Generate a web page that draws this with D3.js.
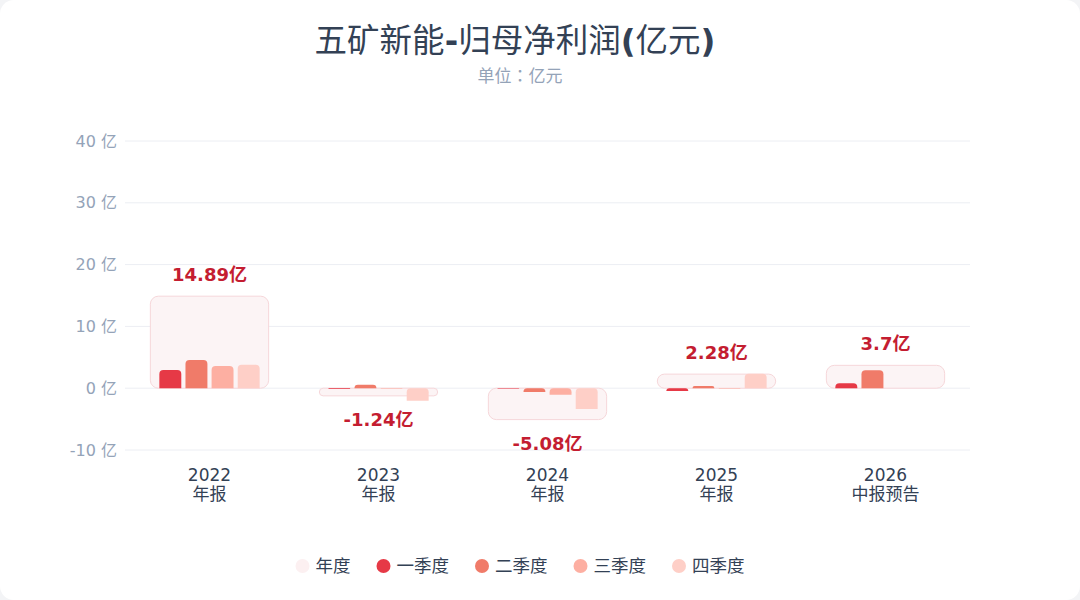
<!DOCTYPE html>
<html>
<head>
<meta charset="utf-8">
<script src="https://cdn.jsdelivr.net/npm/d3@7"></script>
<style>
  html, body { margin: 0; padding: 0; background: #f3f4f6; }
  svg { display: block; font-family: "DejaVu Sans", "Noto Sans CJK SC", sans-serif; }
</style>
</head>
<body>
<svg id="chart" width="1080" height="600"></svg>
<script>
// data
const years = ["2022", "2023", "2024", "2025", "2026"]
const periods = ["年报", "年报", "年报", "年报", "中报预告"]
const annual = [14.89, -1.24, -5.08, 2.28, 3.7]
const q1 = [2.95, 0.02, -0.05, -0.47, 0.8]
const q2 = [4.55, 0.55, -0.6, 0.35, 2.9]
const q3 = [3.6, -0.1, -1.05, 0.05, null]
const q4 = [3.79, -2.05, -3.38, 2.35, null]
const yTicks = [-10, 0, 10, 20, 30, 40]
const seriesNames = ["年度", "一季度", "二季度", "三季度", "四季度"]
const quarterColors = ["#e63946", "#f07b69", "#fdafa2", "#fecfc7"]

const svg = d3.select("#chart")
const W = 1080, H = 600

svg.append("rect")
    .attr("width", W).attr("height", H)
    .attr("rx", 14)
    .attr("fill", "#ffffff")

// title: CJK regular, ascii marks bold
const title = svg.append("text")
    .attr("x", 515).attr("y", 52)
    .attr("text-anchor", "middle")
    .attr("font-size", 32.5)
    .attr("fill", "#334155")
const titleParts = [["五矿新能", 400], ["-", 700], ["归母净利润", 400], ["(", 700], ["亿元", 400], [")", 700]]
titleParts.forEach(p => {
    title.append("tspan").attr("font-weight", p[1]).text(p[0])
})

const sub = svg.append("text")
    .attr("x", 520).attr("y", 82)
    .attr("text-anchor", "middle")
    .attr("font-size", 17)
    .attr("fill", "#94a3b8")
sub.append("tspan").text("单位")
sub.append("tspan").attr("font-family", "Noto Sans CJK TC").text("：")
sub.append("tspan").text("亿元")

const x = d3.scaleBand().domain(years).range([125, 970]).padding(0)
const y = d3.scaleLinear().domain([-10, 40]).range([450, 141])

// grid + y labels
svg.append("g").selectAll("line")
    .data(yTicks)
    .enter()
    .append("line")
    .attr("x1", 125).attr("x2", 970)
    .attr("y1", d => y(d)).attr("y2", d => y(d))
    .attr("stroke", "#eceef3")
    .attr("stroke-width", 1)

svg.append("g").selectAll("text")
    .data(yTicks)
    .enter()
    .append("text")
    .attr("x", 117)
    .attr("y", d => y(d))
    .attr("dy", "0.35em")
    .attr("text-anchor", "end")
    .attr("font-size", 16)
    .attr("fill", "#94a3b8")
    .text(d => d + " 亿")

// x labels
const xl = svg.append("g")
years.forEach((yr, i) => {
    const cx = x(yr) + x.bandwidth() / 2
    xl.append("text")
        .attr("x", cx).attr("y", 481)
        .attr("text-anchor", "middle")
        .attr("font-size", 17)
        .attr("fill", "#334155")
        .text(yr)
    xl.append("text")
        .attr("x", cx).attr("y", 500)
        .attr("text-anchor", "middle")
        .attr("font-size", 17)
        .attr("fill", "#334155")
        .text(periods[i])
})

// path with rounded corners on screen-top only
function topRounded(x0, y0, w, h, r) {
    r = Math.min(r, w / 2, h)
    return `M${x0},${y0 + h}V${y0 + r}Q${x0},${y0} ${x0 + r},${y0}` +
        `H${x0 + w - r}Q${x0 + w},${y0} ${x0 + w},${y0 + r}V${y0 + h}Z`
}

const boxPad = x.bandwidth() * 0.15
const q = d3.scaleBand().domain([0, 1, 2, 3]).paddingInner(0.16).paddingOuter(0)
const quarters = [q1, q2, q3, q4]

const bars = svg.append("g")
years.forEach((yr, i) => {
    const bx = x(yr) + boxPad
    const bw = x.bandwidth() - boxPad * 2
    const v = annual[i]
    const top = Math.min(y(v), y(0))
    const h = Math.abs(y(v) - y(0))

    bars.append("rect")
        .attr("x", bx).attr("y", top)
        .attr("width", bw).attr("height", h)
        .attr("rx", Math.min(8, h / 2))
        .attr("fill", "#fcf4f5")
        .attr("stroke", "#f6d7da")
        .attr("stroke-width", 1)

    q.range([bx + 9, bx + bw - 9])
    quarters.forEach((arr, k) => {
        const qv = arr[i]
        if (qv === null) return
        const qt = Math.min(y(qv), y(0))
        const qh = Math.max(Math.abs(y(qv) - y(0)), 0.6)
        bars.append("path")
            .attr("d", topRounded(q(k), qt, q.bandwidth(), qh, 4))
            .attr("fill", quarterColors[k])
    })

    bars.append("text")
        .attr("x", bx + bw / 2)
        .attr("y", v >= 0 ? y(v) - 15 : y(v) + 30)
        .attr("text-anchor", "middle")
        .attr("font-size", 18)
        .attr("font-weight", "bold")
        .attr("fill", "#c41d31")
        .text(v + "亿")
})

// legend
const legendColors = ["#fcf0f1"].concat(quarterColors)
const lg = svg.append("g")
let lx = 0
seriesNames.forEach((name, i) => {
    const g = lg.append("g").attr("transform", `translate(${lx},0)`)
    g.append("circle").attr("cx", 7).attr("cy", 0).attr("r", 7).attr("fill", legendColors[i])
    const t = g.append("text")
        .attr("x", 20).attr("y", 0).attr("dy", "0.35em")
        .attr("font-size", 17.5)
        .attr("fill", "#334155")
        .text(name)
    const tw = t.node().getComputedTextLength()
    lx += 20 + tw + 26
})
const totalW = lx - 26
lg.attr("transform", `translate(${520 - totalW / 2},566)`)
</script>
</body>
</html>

__________

> _STATED GOAL_
Give back the whole listing as it stands, minus its pictures.

> _THE SOLUTION_
Generate a web page that draws this with D3.js.
<!DOCTYPE html>
<html>
<head>
<meta charset="utf-8">
<script src="https://cdn.jsdelivr.net/npm/d3@7"></script>
<style>
  html, body { margin: 0; padding: 0; background: #f3f4f6; }
  svg { display: block; font-family: "DejaVu Sans", "Noto Sans CJK SC", sans-serif; }
</style>
</head>
<body>
<svg id="chart" width="1080" height="600"></svg>
<script>
// data
const years = ["2022", "2023", "2024", "2025", "2026"]
const periods = ["年报", "年报", "年报", "年报", "中报预告"]
const annual = [14.89, -1.24, -5.08, 2.28, 3.7]
const q1 = [2.95, 0.02, -0.05, -0.47, 0.8]
const q2 = [4.55, 0.55, -0.6, 0.35, 2.9]
const q3 = [3.6, -0.1, -1.05, 0.05, null]
const q4 = [3.79, -2.05, -3.38, 2.35, null]
const yTicks = [-10, 0, 10, 20, 30, 40]
const seriesNames = ["年度", "一季度", "二季度", "三季度", "四季度"]
const quarterColors = ["#e63946", "#f07b69", "#fdafa2", "#fecfc7"]

const svg = d3.select("#chart")
const W = 1080, H = 600

svg.append("rect")
    .attr("width", W).attr("height", H)
    .attr("rx", 14)
    .attr("fill", "#ffffff")

// title: CJK regular, ascii marks bold
const title = svg.append("text")
    .attr("x", 515).attr("y", 52)
    .attr("text-anchor", "middle")
    .attr("font-size", 32.5)
    .attr("fill", "#334155")
const titleParts = [["五矿新能", 400], ["-", 700], ["归母净利润", 400], ["(", 700], ["亿元", 400], [")", 700]]
titleParts.forEach(p => {
    title.append("tspan").attr("font-weight", p[1]).text(p[0])
})

const sub = svg.append("text")
    .attr("x", 520).attr("y", 82)
    .attr("text-anchor", "middle")
    .attr("font-size", 17)
    .attr("fill", "#94a3b8")
sub.append("tspan").text("单位")
sub.append("tspan").attr("font-family", "Noto Sans CJK TC").text("：")
sub.append("tspan").text("亿元")

const x = d3.scaleBand().domain(years).range([125, 970]).padding(0)
const y = d3.scaleLinear().domain([-10, 40]).range([450, 141])

// grid + y labels
svg.append("g").selectAll("line")
    .data(yTicks)
    .enter()
    .append("line")
    .attr("x1", 125).attr("x2", 970)
    .attr("y1", d => y(d)).attr("y2", d => y(d))
    .attr("stroke", "#eceef3")
    .attr("stroke-width", 1)

svg.append("g").selectAll("text")
    .data(yTicks)
    .enter()
    .append("text")
    .attr("x", 117)
    .attr("y", d => y(d))
    .attr("dy", "0.35em")
    .attr("text-anchor", "end")
    .attr("font-size", 16)
    .attr("fill", "#94a3b8")
    .text(d => d + " 亿")

// x labels
const xl = svg.append("g")
years.forEach((yr, i) => {
    const cx = x(yr) + x.bandwidth() / 2
    xl.append("text")
        .attr("x", cx).attr("y", 481)
        .attr("text-anchor", "middle")
        .attr("font-size", 17)
        .attr("fill", "#334155")
        .text(yr)
    xl.append("text")
        .attr("x", cx).attr("y", 500)
        .attr("text-anchor", "middle")
        .attr("font-size", 17)
        .attr("fill", "#334155")
        .text(periods[i])
})

// path with rounded corners on screen-top only
function topRounded(x0, y0, w, h, r) {
    r = Math.min(r, w / 2, h)
    return `M${x0},${y0 + h}V${y0 + r}Q${x0},${y0} ${x0 + r},${y0}` +
        `H${x0 + w - r}Q${x0 + w},${y0} ${x0 + w},${y0 + r}V${y0 + h}Z`
}

const boxPad = x.bandwidth() * 0.15
const q = d3.scaleBand().domain([0, 1, 2, 3]).paddingInner(0.16).paddingOuter(0)
const quarters = [q1, q2, q3, q4]

const bars = svg.append("g")
years.forEach((yr, i) => {
    const bx = x(yr) + boxPad
    const bw = x.bandwidth() - boxPad * 2
    const v = annual[i]
    const top = Math.min(y(v), y(0))
    const h = Math.abs(y(v) - y(0))

    bars.append("rect")
        .attr("x", bx).attr("y", top)
        .attr("width", bw).attr("height", h)
        .attr("rx", Math.min(8, h / 2))
        .attr("fill", "#fcf4f5")
        .attr("stroke", "#f6d7da")
        .attr("stroke-width", 1)

    q.range([bx + 9, bx + bw - 9])
    quarters.forEach((arr, k) => {
        const qv = arr[i]
        if (qv === null) return
        const qt = Math.min(y(qv), y(0))
        const qh = Math.max(Math.abs(y(qv) - y(0)), 0.6)
        bars.append("path")
            .attr("d", topRounded(q(k), qt, q.bandwidth(), qh, 4))
            .attr("fill", quarterColors[k])
    })

    bars.append("text")
        .attr("x", bx + bw / 2)
        .attr("y", v >= 0 ? y(v) - 15 : y(v) + 30)
        .attr("text-anchor", "middle")
        .attr("font-size", 18)
        .attr("font-weight", "bold")
        .attr("fill", "#c41d31")
        .text(v + "亿")
})

// legend
const legendColors = ["#fcf0f1"].concat(quarterColors)
const lg = svg.append("g")
let lx = 0
seriesNames.forEach((name, i) => {
    const g = lg.append("g").attr("transform", `translate(${lx},0)`)
    g.append("circle").attr("cx", 7).attr("cy", 0).attr("r", 7).attr("fill", legendColors[i])
    const t = g.append("text")
        .attr("x", 20).attr("y", 0).attr("dy", "0.35em")
        .attr("font-size", 17.5)
        .attr("fill", "#334155")
        .text(name)
    const tw = t.node().getComputedTextLength()
    lx += 20 + tw + 26
})
const totalW = lx - 26
lg.attr("transform", `translate(${520 - totalW / 2},566)`)
</script>
</body>
</html>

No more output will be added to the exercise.